Recommended: repo-local virtual environment. Keeping everything inside .venv gives Codex a stable
interpreter path so it stops asking for approvals every time it opens a terminal, and it isolates dependencies
from your global install to avoid version drift between human and agent sessions.
py -3.13 -m venv .venv
.\.venv\Scripts\Activate.ps1
python -m pip install -U pipAfter those steps, the checked-in .vscode/settings.json automatically pins
${workspaceFolder}\.venv\Scripts\python.exe for both you and the Codex extension.
Alternative: reuse an existing interpreter. Update the python.defaultInterpreterPath setting, or set the
RYAN_TOOLS_PYTHON environment variable, to the interpreter you prefer. The repo task below falls back to
that variable or to python on PATH if .venv is missing. Expect VS Code to prompt for interpreter approval
more often in this mode because the path can change between sessions.
To save the back-and-forth, run python repo-scripts/ensure_venv.py or the python:ensure-venv task before
you start a Codex session. The script will create .venv if it is missing, upgrade pip, and install
requirements.txt. It also stores a hash so python repo-scripts/ensure_venv.py --check-only can tell you
whether the environment is still in sync when you come back later.
Leave the integrated terminal on the default PowerShell profile. Changing shells mid-session forces the Codex agent to request approvals again.
Use the pre-defined python:stdin task, available from Tasks -> Run Task -> python:stdin, and pipe code into
it. The task automatically selects the interpreter from step 1 and executes the code through
repo-scripts/run_snippet.py, so the agent does not have to craft fragile python -c strings. To launch a
different snippet runner, set RYAN_TOOLS_SNIPPET to the alternative script path.

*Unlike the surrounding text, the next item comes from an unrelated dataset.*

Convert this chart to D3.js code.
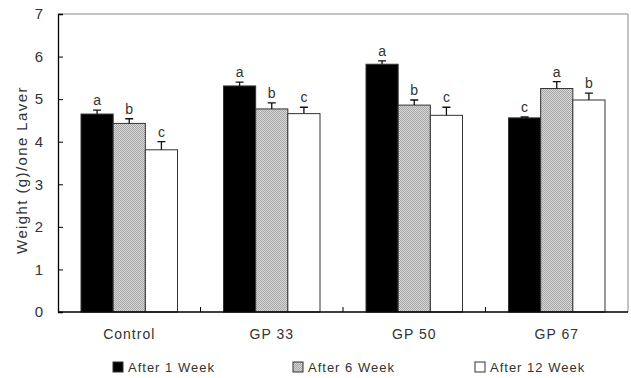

Codex can also call the python:ensure-venv task whenever it needs to guarantee the repo-managed environment
exists. That command resolves the same interpreter heuristics as python:stdin, so it works whether you stick
with .venv or point RYAN_TOOLS_PYTHON at a different install.
For anything non-trivial, put the code into a reusable script such as python repo-scripts/<name>.py or another
module in the repo so it can be rerun easily.